───── Dataset rows ─────
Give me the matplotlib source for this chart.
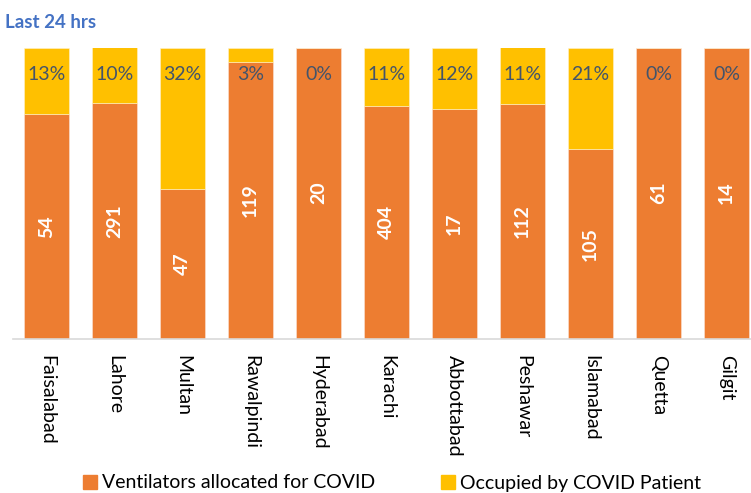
import matplotlib.pyplot as plt
import numpy as np
from matplotlib.patches import Patch

# data
cities = ['Faisalabad', 'Lahore', 'Multan', 'Rawalpindi', 'Hyderabad', 'Karachi',
          'Abbottabad', 'Peshawar', 'Islamabad', 'Quetta', 'Gilgit']
allocated = [54, 291, 47, 119, 20, 404, 17, 112, 105, 61, 14]
occupied_pct = [13, 10, 32, 3, 0, 11, 12, 11, 21, 0, 0]
# share of each bar drawn in yellow (as it appears in the picture)
occupied_share = [0.23, 0.19, 0.485, 0.05, 0.0, 0.20, 0.21, 0.195, 0.35, 0.0, 0.0]

orange = '#ED7D31'
yellow = '#FFC000'

plt.rcParams['font.family'] = ['Lato', 'DejaVu Sans']

fig = plt.figure(figsize=(7.51, 4.93), dpi=100)
ax = fig.add_axes([12.5/751, 154.5/493, 748/751, 291/493])

x = np.arange(len(cities))
occ = np.array(occupied_share)
alloc_share = 1 - occ

ax.bar(x, alloc_share, width=0.667, color=orange, edgecolor='#FBE3D6', linewidth=0.4)
ax.bar(x, occ, bottom=alloc_share, width=0.667, color=yellow, edgecolor='#FFF2CC', linewidth=0.4)

for i in range(len(cities)):
    ax.text(x[i], alloc_share[i] / 2, str(allocated[i]), rotation=90, ha='center', va='center',
            color='white', fontsize=14, fontweight='bold')
    ax.text(x[i], 0.907, f'{occupied_pct[i]}%', ha='center', va='center',
            color='#44546A', fontsize=14)

ax.set_xlim(-0.5, len(cities) - 0.5)
ax.set_ylim(0, 1)
ax.set_yticks([])
ax.set_xticks(x)
ax.set_xticklabels(cities, rotation=-90, fontsize=14, va='top', ha='center')
ax.tick_params(axis='x', length=0, pad=12)
for s in ['top', 'right', 'left']:
    ax.spines[s].set_visible(False)
ax.spines['bottom'].set_color('#D9D9D9')
ax.spines['bottom'].set_linewidth(1.2)

fig.text(5/751, 1 - 22/493, 'Last 24 hrs', color='#4472C4', fontsize=13.5,
         fontweight='bold', va='center', ha='left')

handles = [Patch(color=orange, label='Ventilators allocated for COVID'),
           Patch(color=yellow, label='Occupied by COVID Patient')]
fig.legend(handles=handles, loc='center', bbox_to_anchor=(392/751, 10/493), ncol=2,
           frameon=False, fontsize=14, handlelength=0.7, handleheight=0.7,
           handletextpad=0.25, columnspacing=3.4, borderpad=0)

fig.savefig('out.png', dpi=100)
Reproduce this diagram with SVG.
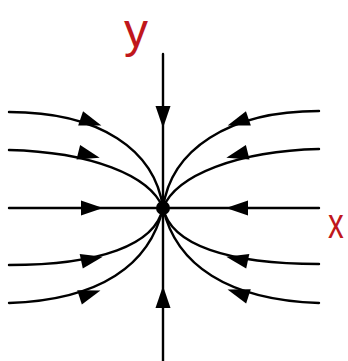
<svg xmlns="http://www.w3.org/2000/svg" width="348" height="361" viewBox="0 0 348 361">
  <style>
    .traj { fill: none; stroke: #000; stroke-width: 2.4; stroke-linecap: round; }
    .head { fill: #000; }
    .lbl { font-family: "Liberation Sans", "DejaVu Sans", sans-serif; fill: #c0171c; }
  </style>
  <defs>
    <polygon id="ah" points="11,0 -11,-7.5 -11,7.5"/>
  </defs>
  <rect width="348" height="361" fill="#fff"/>
  <g id="connectors">
    <line class="traj" x1="163" y1="54" x2="163" y2="361"/>
    <line class="traj" x1="9" y1="208" x2="319" y2="208"/>
    <path class="traj" d="M9,112 C100,112 155,150 163,208"/>
    <path class="traj" d="M9,150 C90,152 150,175 163,208"/>
    <path class="traj" d="M319,111 C228,111 171,150 163,208"/>
    <path class="traj" d="M319,149 C238,151 176,175 163,208"/>
    <path class="traj" d="M9,265 C100,265 155,245 163,208"/>
    <path class="traj" d="M9,303 C100,300 150,265 163,208"/>
    <path class="traj" d="M319,264 C228,264 171,245 163,208"/>
    <path class="traj" d="M319,303 C228,300 176,265 163,208"/>
    <g class="head">
      <use href="#ah" transform="translate(163,117) rotate(90)"/>
      <use href="#ah" transform="translate(163,297) rotate(-90)"/>
      <use href="#ah" transform="translate(92,208)"/>
      <use href="#ah" transform="translate(237,208) rotate(180)"/>
      <use href="#ah" transform="translate(91,122) rotate(19)"/>
      <use href="#ah" transform="translate(89,155) rotate(14)"/>
      <use href="#ah" transform="translate(238,122) rotate(161)"/>
      <use href="#ah" transform="translate(237,155) rotate(166)"/>
      <use href="#ah" transform="translate(92,259) rotate(-12)"/>
      <use href="#ah" transform="translate(90,294) rotate(-18)"/>
      <use href="#ah" transform="translate(237,259) rotate(192)"/>
      <use href="#ah" transform="translate(238,293) rotate(198)"/>
    </g>
  </g>
  <g id="origin">
    <circle cx="163" cy="208" r="7" fill="#000"/>
  </g>
  <g id="label-y">
    <text class="lbl" x="124" y="47" font-size="48">y</text>
  </g>
  <g id="label-x">
    <text class="lbl" x="328" y="238" font-size="42" transform="translate(328,0) scale(0.75,1) translate(-328,0)">x</text>
  </g>
</svg>
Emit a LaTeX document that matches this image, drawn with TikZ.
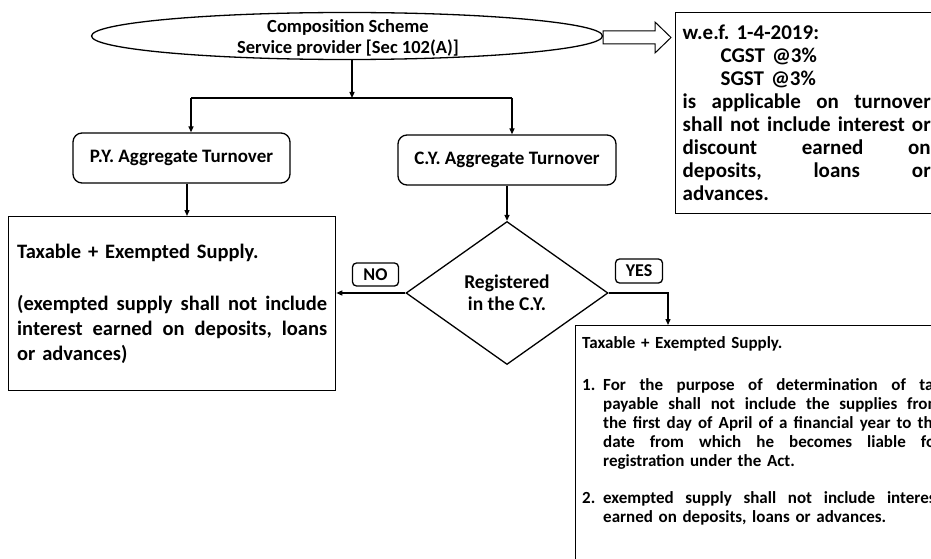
\documentclass[tikz,border=0pt]{standalone}
\usepackage{fontspec}
\setmainfont{Carlito}
\usetikzlibrary{shapes.geometric,arrows.meta}
\frenchspacing
\newcommand{\jline}[2]{\leavevmode\hbox to #1{\spaceskip=0.1em plus 1fil\relax #2}}
\begin{document}
\begin{tikzpicture}[x=1pt,y=-1pt,
  lw/.style={line width=1.3pt},
  arr/.style={lw, draw=black, -{Triangle[length=6pt,width=5pt]}},
  rbox/.style={draw, lw, rounded corners=9pt, inner sep=0pt, align=center},
  sqbox/.style={draw, lw, inner sep=0pt},
  f19/.style={font=\bfseries\fontsize{19}{22}\selectfont},
  lbl/.style={draw, lw, rounded corners=4pt, inner sep=0pt, font=\bfseries\fontsize{18}{20}\selectfont}
]
\useasboundingbox (0,0) rectangle (931,559);

% top ellipse
\node[ellipse, draw, lw, minimum width=511pt, minimum height=47pt, inner sep=0pt, align=center] (ell) at (347,36) {};
\node[align=center, inner sep=0pt, font=\bfseries\fontsize{18.5}{21}\selectfont] (elltxt) at (348,38)
  {Composition Scheme\\Service provider [Sec 102(A)]};

% note box top right
\node[sqbox, anchor=north west, align=left, text width=248pt, inner xsep=7pt, minimum height=201pt,
      font=\bfseries\fontsize{21}{23}\selectfont] (note) at (675,12)
  {w.e.f. 1-4-2019:\\
   \hspace*{38pt}CGST @3\%\\
   \hspace*{38pt}SGST @3\%\\
   \jline{248pt}{is applicable on turnover}\\
   \jline{248pt}{shall not include interest or}\\
   \jline{248pt}{discount earned on}\\
   \jline{248pt}{deposits, loans or}\\
   advances.};

% hollow double arrow from ellipse to note
\draw[line width=1pt, line join=miter] (603,31) -- (655,31) -- (655,22) -- (671,37.5) -- (655,53) -- (655,44) -- (603,44) -- cycle;

% PY and CY boxes
\node[rbox, minimum width=217pt, minimum height=50pt, f19] (py) at (181.5,158) {P.Y. Aggregate Turnover};
\node[rbox, minimum width=218pt, minimum height=50pt, f19] (cy) at (507,160) {C.Y. Aggregate Turnover};

% split
\coordinate (split) at (352,98);
\coordinate (bl) at (191,98);
\coordinate (br) at (512,98);
\draw[arr] (split |- ell.south) -- (split);
\draw[lw] (bl) -- (br);
\draw[arr] (bl) -- (bl |- py.north);
\draw[arr] (br) -- (br |- cy.north);

% left box
\node[sqbox, anchor=north west, align=left, text width=310pt, inner xsep=8.5pt, minimum height=174pt,
      font=\bfseries\fontsize{20.5}{25}\selectfont] (left) at (8,216)
  {Taxable + Exempted Supply.\\[27pt]
   \jline{310pt}{(exempted supply shall not include}\\
   \jline{310pt}{interest earned on deposits, loans}\\
   or advances)};

\coordinate (pyx) at (187,0);
\draw[arr] (pyx |- py.south) -- (pyx |- left.north);

% diamond
\node[diamond, draw, lw, minimum width=202pt, minimum height=143pt, inner sep=0pt, align=center,
      font=\bfseries\fontsize{19.5}{22}\selectfont] (dia) at (507,293) {Registered\\in the C.Y.};
\draw[arr] (cy.south) -- (dia.north);

% NO branch
\draw[arr] (dia.west) -- (dia.west -| left.east);
\node[lbl, minimum width=46pt, minimum height=23pt] (no) at (375.5,274.5) {NO};

% right bottom box
\node[sqbox, anchor=north west, minimum width=380pt, minimum height=260pt] (rb) at (575,325) {};
\node[anchor=north west, inner sep=0pt, align=left, text width=359pt,
      font=\bfseries\fontsize{17}{19}\selectfont] (rbt) at (582,336)
  {Taxable + Exempted Supply.\\[23pt]
   \makebox[21pt][l]{1.}\jline{338pt}{For the purpose of determination of tax}\\
   \hspace*{21pt}\jline{338pt}{payable shall not include the supplies from}\\
   \hspace*{21pt}\jline{338pt}{the first day of April of a financial year to the}\\
   \hspace*{21pt}\jline{338pt}{date from which he becomes liable for}\\
   \hspace*{21pt}registration under the Act.\\[18pt]
   \makebox[21pt][l]{2.}\jline{338pt}{exempted supply shall not include interest}\\
   \hspace*{21pt}earned on deposits, loans or advances.};

% YES branch
\coordinate (yx) at (668,0);
\draw[arr] (dia.east) -| (yx |- rb.north);
\node[lbl, minimum width=47pt, minimum height=24pt] (yes) at (639,271) {YES};

\end{tikzpicture}
\end{document}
─────
→ **What this task involves**:
Set the lines above down again, word for word, from the first through the one containing "color=yellow, edgecolor='#FFF2CC', linewidth=0.4)"; pictures excluded.

→ **Answer for this exercise**:
Give me the matplotlib source for this chart.
import matplotlib.pyplot as plt
import numpy as np
from matplotlib.patches import Patch

# data
cities = ['Faisalabad', 'Lahore', 'Multan', 'Rawalpindi', 'Hyderabad', 'Karachi',
          'Abbottabad', 'Peshawar', 'Islamabad', 'Quetta', 'Gilgit']
allocated = [54, 291, 47, 119, 20, 404, 17, 112, 105, 61, 14]
occupied_pct = [13, 10, 32, 3, 0, 11, 12, 11, 21, 0, 0]
# share of each bar drawn in yellow (as it appears in the picture)
occupied_share = [0.23, 0.19, 0.485, 0.05, 0.0, 0.20, 0.21, 0.195, 0.35, 0.0, 0.0]

orange = '#ED7D31'
yellow = '#FFC000'

plt.rcParams['font.family'] = ['Lato', 'DejaVu Sans']

fig = plt.figure(figsize=(7.51, 4.93), dpi=100)
ax = fig.add_axes([12.5/751, 154.5/493, 748/751, 291/493])

x = np.arange(len(cities))
occ = np.array(occupied_share)
alloc_share = 1 - occ

ax.bar(x, alloc_share, width=0.667, color=orange, edgecolor='#FBE3D6', linewidth=0.4)
ax.bar(x, occ, bottom=alloc_share, width=0.667, color=yellow, edgecolor='#FFF2CC', linewidth=0.4)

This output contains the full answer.